Source code of charts:
_____

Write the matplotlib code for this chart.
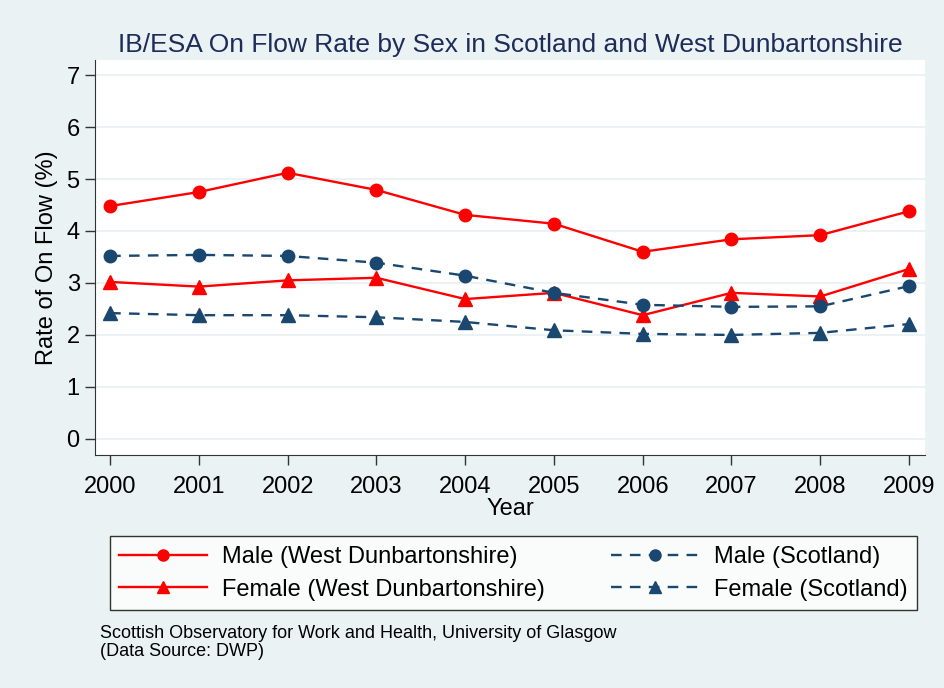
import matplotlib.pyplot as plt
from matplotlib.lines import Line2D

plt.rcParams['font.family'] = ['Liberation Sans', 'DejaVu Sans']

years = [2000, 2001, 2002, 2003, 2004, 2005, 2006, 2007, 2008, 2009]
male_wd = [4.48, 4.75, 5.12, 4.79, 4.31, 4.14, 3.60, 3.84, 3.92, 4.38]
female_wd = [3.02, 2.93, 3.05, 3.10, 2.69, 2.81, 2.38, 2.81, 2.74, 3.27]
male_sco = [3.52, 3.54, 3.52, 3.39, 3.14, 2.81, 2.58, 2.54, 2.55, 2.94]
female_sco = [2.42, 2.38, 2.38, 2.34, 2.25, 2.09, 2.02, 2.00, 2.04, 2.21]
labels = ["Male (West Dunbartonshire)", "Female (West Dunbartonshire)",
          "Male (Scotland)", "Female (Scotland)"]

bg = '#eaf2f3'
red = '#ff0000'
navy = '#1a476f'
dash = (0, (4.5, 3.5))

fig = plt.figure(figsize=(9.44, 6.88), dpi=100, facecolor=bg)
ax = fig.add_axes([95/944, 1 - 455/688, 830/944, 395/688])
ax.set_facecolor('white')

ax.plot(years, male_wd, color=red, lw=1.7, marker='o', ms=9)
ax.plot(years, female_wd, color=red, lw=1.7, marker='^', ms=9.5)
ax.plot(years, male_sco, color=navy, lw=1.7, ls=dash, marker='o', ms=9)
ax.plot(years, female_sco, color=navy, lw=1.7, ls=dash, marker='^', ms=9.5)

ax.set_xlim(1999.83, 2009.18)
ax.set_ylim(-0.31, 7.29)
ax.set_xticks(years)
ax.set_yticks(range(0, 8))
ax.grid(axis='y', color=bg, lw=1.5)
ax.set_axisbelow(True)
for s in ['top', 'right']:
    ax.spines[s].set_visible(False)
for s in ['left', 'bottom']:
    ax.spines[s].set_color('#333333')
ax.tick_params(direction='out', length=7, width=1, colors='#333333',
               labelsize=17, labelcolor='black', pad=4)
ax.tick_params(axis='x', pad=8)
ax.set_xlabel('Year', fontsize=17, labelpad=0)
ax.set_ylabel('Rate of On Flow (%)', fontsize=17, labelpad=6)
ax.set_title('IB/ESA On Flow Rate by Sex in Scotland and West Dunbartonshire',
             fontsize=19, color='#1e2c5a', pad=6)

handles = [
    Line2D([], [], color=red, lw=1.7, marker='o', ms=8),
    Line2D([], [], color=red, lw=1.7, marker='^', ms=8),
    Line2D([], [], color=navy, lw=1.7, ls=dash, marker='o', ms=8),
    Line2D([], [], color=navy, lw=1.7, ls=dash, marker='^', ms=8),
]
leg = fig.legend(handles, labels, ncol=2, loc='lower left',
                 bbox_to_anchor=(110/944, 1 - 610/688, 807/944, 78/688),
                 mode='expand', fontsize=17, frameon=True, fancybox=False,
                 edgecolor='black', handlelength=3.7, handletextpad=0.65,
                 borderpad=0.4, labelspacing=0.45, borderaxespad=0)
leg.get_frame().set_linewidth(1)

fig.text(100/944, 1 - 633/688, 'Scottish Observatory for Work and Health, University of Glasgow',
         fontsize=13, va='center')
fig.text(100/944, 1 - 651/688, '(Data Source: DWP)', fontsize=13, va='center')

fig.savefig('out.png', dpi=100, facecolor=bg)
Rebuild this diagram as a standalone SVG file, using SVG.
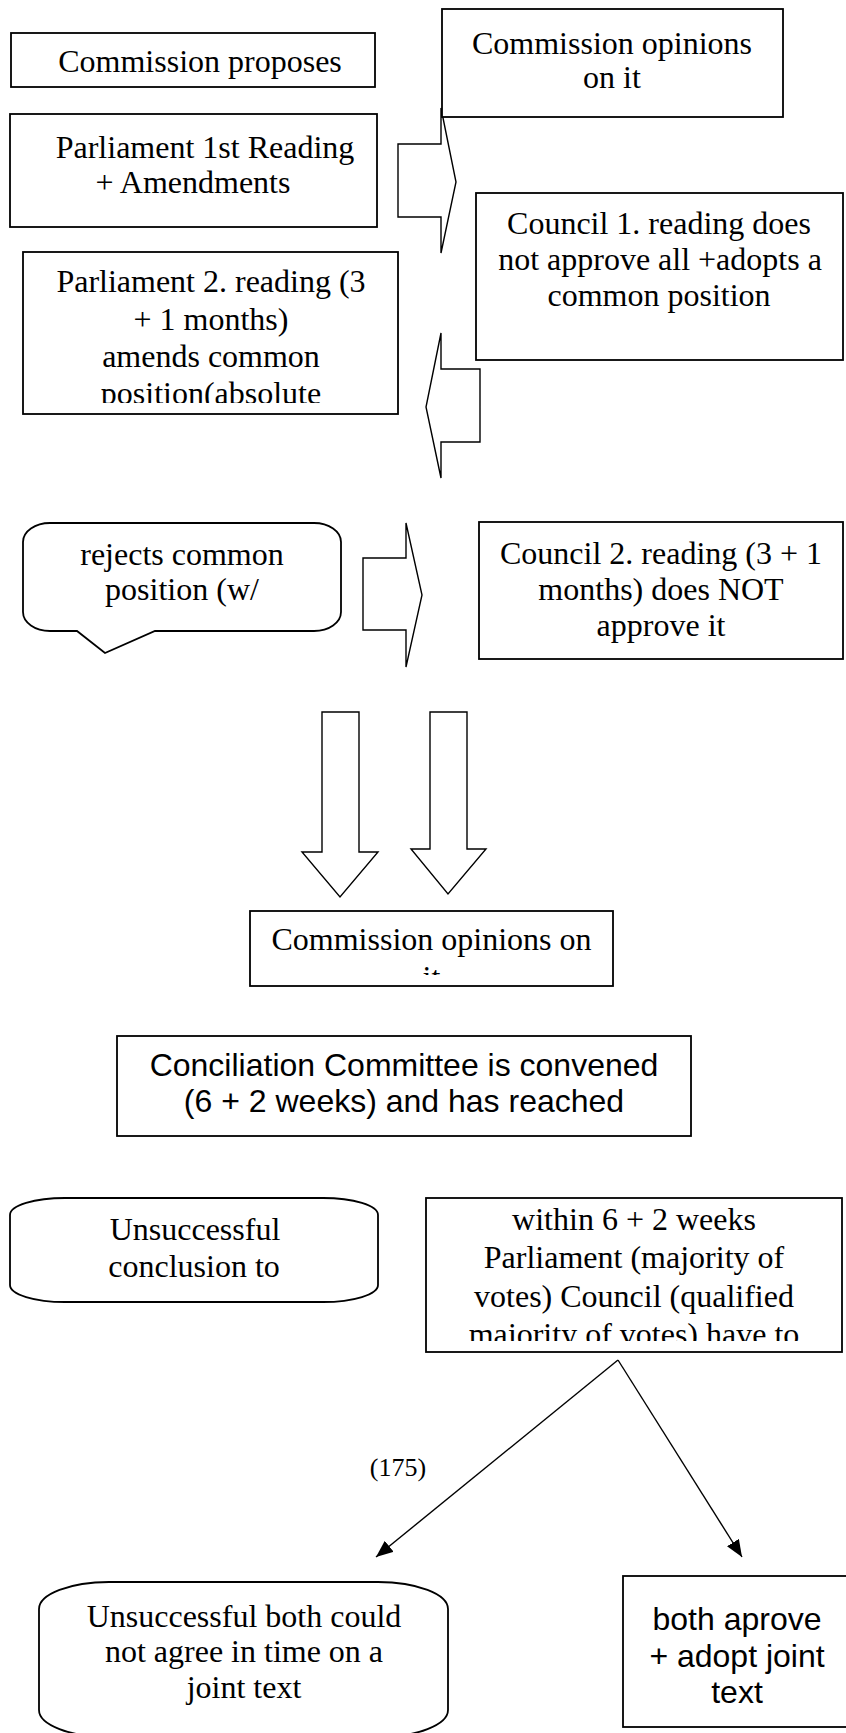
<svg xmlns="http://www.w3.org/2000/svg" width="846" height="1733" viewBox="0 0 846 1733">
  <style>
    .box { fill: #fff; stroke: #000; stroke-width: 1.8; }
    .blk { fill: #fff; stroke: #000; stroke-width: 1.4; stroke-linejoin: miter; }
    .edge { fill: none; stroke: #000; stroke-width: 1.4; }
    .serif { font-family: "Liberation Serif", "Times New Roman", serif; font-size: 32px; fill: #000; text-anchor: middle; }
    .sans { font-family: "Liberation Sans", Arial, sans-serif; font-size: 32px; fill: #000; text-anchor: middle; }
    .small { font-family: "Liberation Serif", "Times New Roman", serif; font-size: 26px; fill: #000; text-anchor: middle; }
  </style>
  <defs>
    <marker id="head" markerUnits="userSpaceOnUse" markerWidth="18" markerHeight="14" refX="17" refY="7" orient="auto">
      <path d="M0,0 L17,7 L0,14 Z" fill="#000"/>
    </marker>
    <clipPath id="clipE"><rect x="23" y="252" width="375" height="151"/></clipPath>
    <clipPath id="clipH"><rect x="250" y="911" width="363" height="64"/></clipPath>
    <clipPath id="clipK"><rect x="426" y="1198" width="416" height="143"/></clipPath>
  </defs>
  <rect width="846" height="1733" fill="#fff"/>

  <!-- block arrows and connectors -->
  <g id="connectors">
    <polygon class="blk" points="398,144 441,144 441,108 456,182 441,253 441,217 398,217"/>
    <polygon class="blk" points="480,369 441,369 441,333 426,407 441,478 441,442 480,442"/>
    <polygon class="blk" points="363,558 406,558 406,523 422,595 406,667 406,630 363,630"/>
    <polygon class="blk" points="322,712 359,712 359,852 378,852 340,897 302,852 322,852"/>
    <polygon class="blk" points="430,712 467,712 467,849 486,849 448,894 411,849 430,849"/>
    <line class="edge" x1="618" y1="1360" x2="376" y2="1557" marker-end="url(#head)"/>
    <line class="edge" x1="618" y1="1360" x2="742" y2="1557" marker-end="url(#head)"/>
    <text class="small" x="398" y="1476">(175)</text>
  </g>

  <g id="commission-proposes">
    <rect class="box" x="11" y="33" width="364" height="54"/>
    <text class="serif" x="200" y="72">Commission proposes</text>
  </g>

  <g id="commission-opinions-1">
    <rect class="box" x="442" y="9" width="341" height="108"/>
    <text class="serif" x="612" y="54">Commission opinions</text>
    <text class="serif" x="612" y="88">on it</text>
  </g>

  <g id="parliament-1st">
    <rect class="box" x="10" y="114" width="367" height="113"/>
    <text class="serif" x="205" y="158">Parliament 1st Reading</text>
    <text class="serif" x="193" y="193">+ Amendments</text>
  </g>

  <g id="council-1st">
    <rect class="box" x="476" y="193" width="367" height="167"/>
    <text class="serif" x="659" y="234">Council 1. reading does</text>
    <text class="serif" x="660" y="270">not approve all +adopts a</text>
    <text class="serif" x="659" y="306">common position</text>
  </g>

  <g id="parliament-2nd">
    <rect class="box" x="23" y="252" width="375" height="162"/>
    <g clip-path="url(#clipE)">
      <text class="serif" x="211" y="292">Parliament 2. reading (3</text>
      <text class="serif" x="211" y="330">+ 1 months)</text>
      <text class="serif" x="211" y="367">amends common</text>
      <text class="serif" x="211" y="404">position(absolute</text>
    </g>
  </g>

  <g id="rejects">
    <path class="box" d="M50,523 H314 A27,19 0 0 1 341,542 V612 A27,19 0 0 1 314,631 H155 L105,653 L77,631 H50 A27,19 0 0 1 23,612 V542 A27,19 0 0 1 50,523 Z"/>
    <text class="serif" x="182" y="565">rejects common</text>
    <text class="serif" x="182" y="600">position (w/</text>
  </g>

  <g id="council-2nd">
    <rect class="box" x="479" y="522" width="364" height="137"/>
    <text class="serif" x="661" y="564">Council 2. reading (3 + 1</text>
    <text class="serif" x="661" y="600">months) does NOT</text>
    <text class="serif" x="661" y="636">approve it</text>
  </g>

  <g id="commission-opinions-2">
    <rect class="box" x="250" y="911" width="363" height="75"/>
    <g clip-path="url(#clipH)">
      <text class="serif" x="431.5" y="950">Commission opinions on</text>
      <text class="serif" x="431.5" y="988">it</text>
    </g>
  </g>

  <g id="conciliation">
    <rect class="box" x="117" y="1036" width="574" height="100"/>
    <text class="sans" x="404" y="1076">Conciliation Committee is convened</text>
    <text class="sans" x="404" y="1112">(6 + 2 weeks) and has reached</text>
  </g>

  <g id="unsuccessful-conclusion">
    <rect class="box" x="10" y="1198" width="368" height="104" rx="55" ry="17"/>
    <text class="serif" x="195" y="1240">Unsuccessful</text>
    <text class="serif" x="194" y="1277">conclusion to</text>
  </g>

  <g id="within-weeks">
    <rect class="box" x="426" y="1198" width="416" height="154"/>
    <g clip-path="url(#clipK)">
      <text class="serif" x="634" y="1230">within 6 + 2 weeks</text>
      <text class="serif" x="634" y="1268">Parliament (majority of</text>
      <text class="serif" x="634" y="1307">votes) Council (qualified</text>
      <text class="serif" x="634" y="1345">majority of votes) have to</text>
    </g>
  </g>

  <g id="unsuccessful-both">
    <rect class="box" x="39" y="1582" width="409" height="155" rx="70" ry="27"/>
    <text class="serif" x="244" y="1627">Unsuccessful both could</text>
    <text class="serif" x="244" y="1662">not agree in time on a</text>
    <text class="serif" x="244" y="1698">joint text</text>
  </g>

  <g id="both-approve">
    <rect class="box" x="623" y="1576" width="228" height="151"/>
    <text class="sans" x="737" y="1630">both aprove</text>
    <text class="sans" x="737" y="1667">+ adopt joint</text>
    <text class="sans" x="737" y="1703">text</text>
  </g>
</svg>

_____

Do this:
Nothing but the lines from the start of the records above through the line with "ls=dash, marker='^', ms=9.5)" should be retyped, each exactly as written; leave out all pictures.

Output for this task:
Write the matplotlib code for this chart.
import matplotlib.pyplot as plt
from matplotlib.lines import Line2D

plt.rcParams['font.family'] = ['Liberation Sans', 'DejaVu Sans']

years = [2000, 2001, 2002, 2003, 2004, 2005, 2006, 2007, 2008, 2009]
male_wd = [4.48, 4.75, 5.12, 4.79, 4.31, 4.14, 3.60, 3.84, 3.92, 4.38]
female_wd = [3.02, 2.93, 3.05, 3.10, 2.69, 2.81, 2.38, 2.81, 2.74, 3.27]
male_sco = [3.52, 3.54, 3.52, 3.39, 3.14, 2.81, 2.58, 2.54, 2.55, 2.94]
female_sco = [2.42, 2.38, 2.38, 2.34, 2.25, 2.09, 2.02, 2.00, 2.04, 2.21]
labels = ["Male (West Dunbartonshire)", "Female (West Dunbartonshire)",
          "Male (Scotland)", "Female (Scotland)"]

bg = '#eaf2f3'
red = '#ff0000'
navy = '#1a476f'
dash = (0, (4.5, 3.5))

fig = plt.figure(figsize=(9.44, 6.88), dpi=100, facecolor=bg)
ax = fig.add_axes([95/944, 1 - 455/688, 830/944, 395/688])
ax.set_facecolor('white')

ax.plot(years, male_wd, color=red, lw=1.7, marker='o', ms=9)
ax.plot(years, female_wd, color=red, lw=1.7, marker='^', ms=9.5)
ax.plot(years, male_sco, color=navy, lw=1.7, ls=dash, marker='o', ms=9)
ax.plot(years, female_sco, color=navy, lw=1.7, ls=dash, marker='^', ms=9.5)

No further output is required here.